Erlang DBX - An Idea Lost in Oblivion

When can I see BEAM (Erlang VM) specification book is what I am thinking right now. Currently we have Java Virtual Machine Specification and Java Language Specification for Java 8 books available. Having a nice book on the internals of the BEAM would be great.

BEAM is a register based VM and Hotspot is a stack based VM. Erlang code is converted into Core Erlang and then to BEAM bytecode by the Erlang compiler. I had this idea of implementing BEAM and the ERTS on a circuit as in Jezelle DBX for ARM which does Java direct bytecode execution in the hardware. It was mainly used during the Java ME era. I don't think this is used much these days.

My idea (brainstorming) was to have the entire ERTS on a chip. So the board can be considered analogous to Intel 8086 chip which has a CPU, memory unit, bus, bridges and all that mechanism. To have ERTS, it should have similar system. There will a CPU which executes the BEAM bytecode as opposed to x86 assembly instruction. Then we need to think about instruction sets timing, clock speeds. The registers required. Having the ERTS entirely on a physical circuit would make things more rigid as in how do we update things. So how about having parts in microcode and have a translation layer? The chip should be energy efficient, should outperform existing hardware, else we will have another Lisp Machine. We would require some sort of network on the chip if we are to have multiple Erlang VM on the same chip, which can communicate with each other. Should we think about security aspects of VM communication? What comes in mind is the QNX's Qnet protocol which allows the QNX Neutrino micro-kernel to transparently distribute and communicate over trusted devices.

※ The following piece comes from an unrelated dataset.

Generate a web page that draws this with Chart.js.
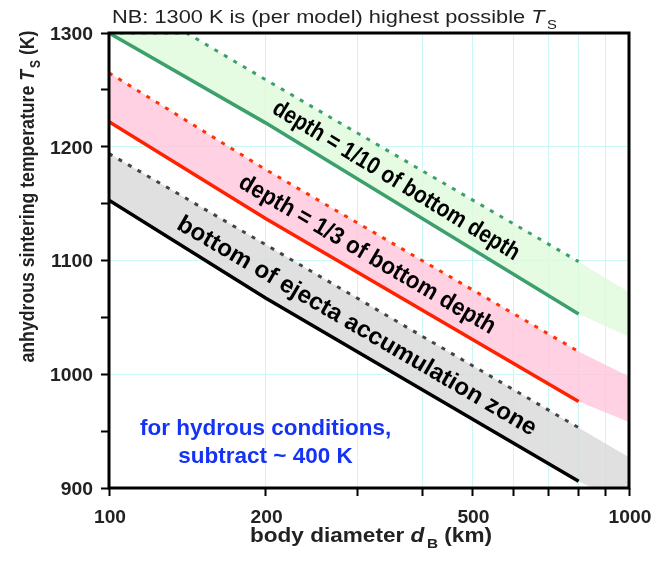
<!DOCTYPE html>
<html>
<head>
<meta charset="utf-8">
<script src="https://cdn.jsdelivr.net/npm/chart.js@4.4.0/dist/chart.umd.min.js"></script>
<style>
  body { margin: 0; background: #fff; }
  #wrap { width: 667px; height: 561px; }
</style>
</head>
<body>
<div id="wrap"><canvas id="tsChart" width="667" height="561"></canvas></div>
<script>
// body diameter (km) where the curves were read
const dLine = [100, 200, 800];
const tGreen = [1300, 1221, 1053];   // depth = 1/10 of bottom depth
const tRed = [1222, 1137, 976];      // depth = 1/3 of bottom depth
const tBlack = [1153, 1067, 906];    // bottom of ejecta accumulation zone

// dotted upper curves
const dGreenDash = [100, 141, 200, 800];
const tGreenDash = [1300, 1300, 1259, 1099];
const dDash = [100, 200, 800];
const tRedDash = [1265, 1180, 1020];
const tBlackDash = [1194, 1114, 953];

// shaded bands continue to 1000 km: [top, bottom]
const dBandEnd = 1000;
const greenBandEnd = [1072, 1033];
const redBandEnd = [998, 958];
const grayBandEnd = [927, 885];

// axes
const xGrid = [100, 200, 300, 400, 500, 600, 700, 800, 900, 1000];
const xTickLabels = [100, 200, 500, 1000];
const yTickLabels = [900, 1000, 1100, 1200, 1300];
const yMin = 900, yMax = 1300, yStep = 50, yLabelStep = 100;

const FONT = '"Liberation Sans", Arial, sans-serif';

function pts(ds, ts) {
    return ds.map((d, i) => ({x: d, y: ts[i]}));
}

function line(data, color, dashed) {
    return {
        data: data,
        borderColor: color,
        borderWidth: dashed ? 3 : 3.5,
        borderDash: dashed ? [4, 7] : [],
        pointRadius: 0,
        fill: false,
        tension: 0
    };
}

function band(data, fillColor) {
    return {
        data: data,
        borderColor: 'rgba(0,0,0,0)',
        borderWidth: 1,
        pointRadius: 0,
        backgroundColor: fillColor,
        fill: fillColor ? '-1' : false,
        tension: 0
    };
}

// text drawn on the canvas, segments may be italic or subscript
function drawRich(ctx, segs, x, y, o) {
    const size = o.size;
    const fontOf = s => (s.i ? 'italic ' : '') + (o.weight || 'bold') + ' ' + (s.sub ? size * 0.68 : size) + 'px ' + FONT;
    let total = 0;
    segs.forEach(s => {
        ctx.font = fontOf(s);
        s.gap = s.sub ? size * 0.12 : 0;
        s.w = ctx.measureText(s.t).width + s.gap;
        total += s.w;
    });
    let sx = o.sx || 1;
    if (o.width) sx = o.width / total;
    ctx.save();
    ctx.translate(x, y);
    ctx.rotate(o.rot || 0);
    ctx.scale(sx, 1);
    ctx.fillStyle = o.color || '#000';
    ctx.textBaseline = 'alphabetic';
    ctx.textAlign = 'left';
    let cx = o.align === 'center' ? -total / 2 : (o.align === 'right' ? -total : 0);
    segs.forEach(s => {
        ctx.font = fontOf(s);
        ctx.fillText(s.t, cx + s.gap, s.sub ? size * 0.3 : 0);
        cx += s.w;
    });
    ctx.restore();
}

// labels along the curves, anchored in data units (baseline centre)
const curveNotes = [
    {text: 'depth = 1/10 of bottom depth', d: 351, t: 1165, len: 285, curve: tGreen},
    {text: 'depth = 1/3 of bottom depth', d: 309, t: 1100, len: 293, curve: tRed},
    {text: 'bottom of ejecta accumulation zone', d: 295, t: 1037, len: 412, curve: tBlack}
];
const hydrousNote = {lines: ['for hydrous conditions,', 'subtract ~ 400 K'], d: 200, t: 947};

const textPlugin = {
    id: 'texts',
    afterDatasetsDraw(chart) {
        const ctx = chart.ctx, a = chart.chartArea;
        const xs = chart.scales.x, ys = chart.scales.y;

        // frame
        ctx.save();
        ctx.strokeStyle = '#000';
        ctx.lineWidth = 3;
        ctx.strokeRect(a.left, a.top, a.right - a.left, a.bottom - a.top);
        ctx.restore();

        // curve labels
        curveNotes.forEach(n => {
            const dx = xs.getPixelForValue(dLine[2]) - xs.getPixelForValue(dLine[1]);
            const dy = ys.getPixelForValue(n.curve[2]) - ys.getPixelForValue(n.curve[1]);
            drawRich(ctx, [{t: n.text}], xs.getPixelForValue(n.d), ys.getPixelForValue(n.t),
                {size: 24, align: 'center', rot: Math.atan2(dy, dx), width: n.len});
        });

        // hydrous note
        hydrousNote.lines.forEach((s, i) => {
            drawRich(ctx, [{t: s}], xs.getPixelForValue(hydrousNote.d), ys.getPixelForValue(hydrousNote.t) + i * 28,
                {size: 22.5, align: 'center', color: '#1433f5'});
        });

        // tick labels
        xTickLabels.forEach(v => {
            drawRich(ctx, [{t: String(v)}], xs.getPixelForValue(v) + 1, a.bottom + 35,
                {size: 17.5, align: 'center', sx: 1.1, color: '#222'});
        });
        yTickLabels.forEach(v => {
            drawRich(ctx, [{t: String(v)}], 93, ys.getPixelForValue(v) + 6.8,
                {size: 19, align: 'right', sx: 1.02, color: '#222'});
        });

        // axis titles
        drawRich(ctx, [{t: 'body diameter '}, {t: 'd', i: 1}, {t: 'B', sub: 1}, {t: ' (km)'}],
            (a.left + a.right) / 2 + 2, a.bottom + 54, {size: 20, align: 'center', width: 242, color: '#222'});
        drawRich(ctx, [{t: 'anhydrous sintering temperature '}, {t: 'T', i: 1}, {t: 'S', sub: 1}, {t: ' (K)'}],
            34, (a.top + a.bottom) / 2 - 64, {size: 21, align: 'center', rot: -Math.PI / 2, width: 332, color: '#222'});

        // note above the plot
        drawRich(ctx, [{t: 'NB: 1300 K is (per model) highest possible '}, {t: 'T', i: 1}, {t: 'S', sub: 1}],
            a.left + 3, 23, {size: 18.5, weight: 'normal', align: 'left', width: 445, color: '#222'});
    }
};

const datasets = [
    line(pts(dLine, tGreen), '#3c9f6c', false),
    line(pts(dLine, tRed), '#ff2200', false),
    line(pts(dLine, tBlack), '#000000', false),
    line(pts(dGreenDash, tGreenDash), '#3c9f6c', true),
    line(pts(dDash, tRedDash), '#ff3300', true),
    line(pts(dDash, tBlackDash), '#444444', true),
    band(pts(dGreenDash.concat([dBandEnd]), tGreenDash.concat([greenBandEnd[0]])), null),
    band(pts(dLine.concat([dBandEnd]), tGreen.concat([greenBandEnd[1]])), 'rgba(220,250,216,0.75)'),
    band(pts(dDash.concat([dBandEnd]), tRedDash.concat([redBandEnd[0]])), null),
    band(pts(dLine.concat([dBandEnd]), tRed.concat([redBandEnd[1]])), 'rgba(255,198,220,0.8)'),
    band(pts(dDash.concat([dBandEnd]), tBlackDash.concat([grayBandEnd[0]])), null),
    band(pts(dLine.concat([dBandEnd]), tBlack.concat([grayBandEnd[1]])), 'rgba(216,216,216,0.8)')
];

new Chart('tsChart', {
    type: 'line',
    data: {datasets: datasets},
    plugins: [textPlugin],
    options: {
        responsive: false,
        animation: false,
        layout: {padding: {top: 33, right: 38, left: 0, bottom: 0}},
        plugins: {legend: {display: false}, tooltip: {enabled: false}},
        scales: {
            x: {
                type: 'logarithmic',
                min: 100,
                max: 1000,
                afterBuildTicks: s => { s.ticks = xGrid.map(v => ({value: v})); },
                afterFit: s => { s.height = 73; },
                ticks: {display: false},
                border: {display: false},
                grid: {
                    color: c => (c.tick && (c.tick.value === 100 || c.tick.value === 1000)) ? 'rgba(0,0,0,0)' : '#cdf6f6',
                    lineWidth: 1,
                    drawTicks: true,
                    tickLength: 8,
                    tickWidth: 2,
                    tickColor: '#000'
                }
            },
            y: {
                min: yMin,
                max: yMax,
                afterFit: s => { s.width = 109; },
                ticks: {display: false, stepSize: yStep},
                border: {display: false},
                grid: {
                    color: c => (c.tick && c.tick.value % yLabelStep === 0 && c.tick.value !== yMin && c.tick.value !== yMax) ? '#cdf6f6' : 'rgba(0,0,0,0)',
                    lineWidth: 1,
                    drawTicks: true,
                    tickLength: 8,
                    tickWidth: 2,
                    tickColor: '#000'
                }
            }
        }
    }
});
</script>
</body>
</html>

Thinking about scheduler and job scheduling, BEAM has a master scheduler and they keeps changing. So should the CPUs be symmetric or is it better to have an asymmetric cores as in Cell BE microprocessor? If we use CISC, then the circuitry is going to be complex which requires more energy and produces more heat. So RISC then? Then we have the whole can of worms that modern CPUs comes with like out-of-bound execution, caching, pipelining, branch prediction and I have no much idea how to approach that in case of ERTS. Mostly we have to come up with our on mechanism as these are not part of the ERTS. The BEAM can have at most two copies of a module at the same time. But that does not count as caching.

From a tooling perspective, I know I can use VHDL and Simulink, OrCAD etc., but since I am not really a hardware oriented person and due to the lack of time and change in priorities, I just put this idea to rest. So my Erlang DBX idea is now lost in oblivion. Why would one need such a chip? Well Google has TPUs (Tensor Processing Units), so I thought having some dedicated Erlang chip is a cool thing to do.

As for the book, The Erlang Runtime System was cancelled, however an online copy is available.